Within the listing below, locate all lines containing the word "this". Copy each one.

* Entries provided:
"""
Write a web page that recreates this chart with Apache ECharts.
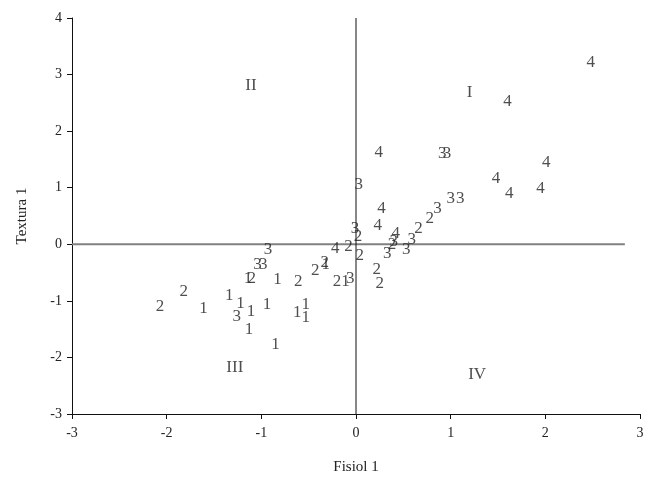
"""
"""
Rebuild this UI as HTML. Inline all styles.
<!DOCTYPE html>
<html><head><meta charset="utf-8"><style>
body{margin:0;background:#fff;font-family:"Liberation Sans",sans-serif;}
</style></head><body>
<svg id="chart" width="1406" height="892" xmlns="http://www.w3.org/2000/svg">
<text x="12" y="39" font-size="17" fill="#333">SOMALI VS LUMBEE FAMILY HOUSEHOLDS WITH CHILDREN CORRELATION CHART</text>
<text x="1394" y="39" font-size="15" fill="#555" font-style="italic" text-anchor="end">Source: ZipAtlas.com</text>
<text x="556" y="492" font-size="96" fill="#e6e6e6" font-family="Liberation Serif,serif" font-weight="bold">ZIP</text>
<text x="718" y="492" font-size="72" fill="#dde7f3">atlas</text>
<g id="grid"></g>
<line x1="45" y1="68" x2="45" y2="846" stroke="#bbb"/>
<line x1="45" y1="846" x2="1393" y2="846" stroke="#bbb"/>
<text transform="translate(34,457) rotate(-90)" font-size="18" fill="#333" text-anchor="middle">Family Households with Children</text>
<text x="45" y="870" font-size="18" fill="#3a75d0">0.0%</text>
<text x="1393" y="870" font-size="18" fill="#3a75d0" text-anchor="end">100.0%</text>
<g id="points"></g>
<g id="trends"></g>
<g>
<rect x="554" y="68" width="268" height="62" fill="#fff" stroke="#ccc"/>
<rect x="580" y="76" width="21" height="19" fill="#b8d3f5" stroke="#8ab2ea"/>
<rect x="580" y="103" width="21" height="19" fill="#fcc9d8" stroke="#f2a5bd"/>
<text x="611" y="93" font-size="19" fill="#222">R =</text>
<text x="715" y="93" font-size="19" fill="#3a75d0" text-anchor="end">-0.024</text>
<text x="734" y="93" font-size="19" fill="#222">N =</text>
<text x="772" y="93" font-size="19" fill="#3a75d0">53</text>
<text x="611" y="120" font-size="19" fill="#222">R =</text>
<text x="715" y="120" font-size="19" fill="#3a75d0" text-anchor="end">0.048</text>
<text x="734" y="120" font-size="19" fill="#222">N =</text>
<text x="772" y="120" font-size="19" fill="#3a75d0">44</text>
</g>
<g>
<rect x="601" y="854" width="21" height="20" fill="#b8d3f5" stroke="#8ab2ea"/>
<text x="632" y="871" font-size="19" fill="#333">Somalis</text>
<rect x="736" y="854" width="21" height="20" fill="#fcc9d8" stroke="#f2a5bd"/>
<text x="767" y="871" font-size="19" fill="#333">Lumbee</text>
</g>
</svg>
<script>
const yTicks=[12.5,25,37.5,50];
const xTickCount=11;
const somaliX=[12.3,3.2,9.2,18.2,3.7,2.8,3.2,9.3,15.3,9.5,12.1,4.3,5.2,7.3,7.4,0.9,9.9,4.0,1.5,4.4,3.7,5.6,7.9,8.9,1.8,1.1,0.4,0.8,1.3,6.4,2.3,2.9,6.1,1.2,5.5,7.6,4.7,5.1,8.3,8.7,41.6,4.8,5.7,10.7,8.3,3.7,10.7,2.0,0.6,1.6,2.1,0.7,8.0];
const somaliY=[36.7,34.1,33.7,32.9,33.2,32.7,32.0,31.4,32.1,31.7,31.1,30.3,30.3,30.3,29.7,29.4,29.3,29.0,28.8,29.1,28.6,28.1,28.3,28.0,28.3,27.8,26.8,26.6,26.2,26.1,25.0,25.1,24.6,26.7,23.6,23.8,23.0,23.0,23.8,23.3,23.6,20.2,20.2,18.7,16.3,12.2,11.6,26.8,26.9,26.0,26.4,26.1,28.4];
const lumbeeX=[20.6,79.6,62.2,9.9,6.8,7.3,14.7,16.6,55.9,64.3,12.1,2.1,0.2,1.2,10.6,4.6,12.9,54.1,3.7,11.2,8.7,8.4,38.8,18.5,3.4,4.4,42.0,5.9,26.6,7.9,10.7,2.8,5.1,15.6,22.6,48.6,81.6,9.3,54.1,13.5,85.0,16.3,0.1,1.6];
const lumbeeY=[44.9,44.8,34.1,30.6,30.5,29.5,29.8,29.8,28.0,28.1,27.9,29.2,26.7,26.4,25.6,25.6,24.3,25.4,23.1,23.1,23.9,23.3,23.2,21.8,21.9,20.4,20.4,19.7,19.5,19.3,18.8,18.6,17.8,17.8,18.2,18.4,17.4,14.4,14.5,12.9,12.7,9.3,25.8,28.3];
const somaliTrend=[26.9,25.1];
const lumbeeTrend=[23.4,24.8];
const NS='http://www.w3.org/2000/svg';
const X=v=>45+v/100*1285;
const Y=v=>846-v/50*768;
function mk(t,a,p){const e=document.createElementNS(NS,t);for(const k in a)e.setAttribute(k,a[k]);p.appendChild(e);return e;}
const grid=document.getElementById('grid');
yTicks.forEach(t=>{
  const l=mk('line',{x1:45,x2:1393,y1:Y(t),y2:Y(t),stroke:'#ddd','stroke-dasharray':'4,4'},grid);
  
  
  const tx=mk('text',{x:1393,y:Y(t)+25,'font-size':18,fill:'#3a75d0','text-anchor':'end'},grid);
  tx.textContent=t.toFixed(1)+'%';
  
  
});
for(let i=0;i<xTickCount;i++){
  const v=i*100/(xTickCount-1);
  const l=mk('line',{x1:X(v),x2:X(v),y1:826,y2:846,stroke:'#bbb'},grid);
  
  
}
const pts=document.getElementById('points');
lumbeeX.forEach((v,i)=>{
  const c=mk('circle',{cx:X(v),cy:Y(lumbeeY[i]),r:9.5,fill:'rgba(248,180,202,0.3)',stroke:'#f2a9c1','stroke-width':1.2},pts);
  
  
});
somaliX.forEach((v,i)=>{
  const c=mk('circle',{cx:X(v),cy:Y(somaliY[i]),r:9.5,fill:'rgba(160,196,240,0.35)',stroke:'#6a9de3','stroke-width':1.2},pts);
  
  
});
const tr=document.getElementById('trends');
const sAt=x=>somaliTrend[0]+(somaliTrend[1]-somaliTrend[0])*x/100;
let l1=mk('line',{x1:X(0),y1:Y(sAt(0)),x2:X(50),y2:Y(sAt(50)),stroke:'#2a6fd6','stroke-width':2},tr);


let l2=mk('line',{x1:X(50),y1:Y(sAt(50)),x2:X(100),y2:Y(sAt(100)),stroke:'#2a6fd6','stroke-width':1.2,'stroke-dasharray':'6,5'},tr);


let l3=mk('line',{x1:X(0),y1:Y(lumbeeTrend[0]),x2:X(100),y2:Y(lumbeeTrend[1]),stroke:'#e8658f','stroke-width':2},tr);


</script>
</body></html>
"""
* Reply:
Write a web page that recreates this chart with Apache ECharts.
Rebuild this UI as HTML. Inline all styles.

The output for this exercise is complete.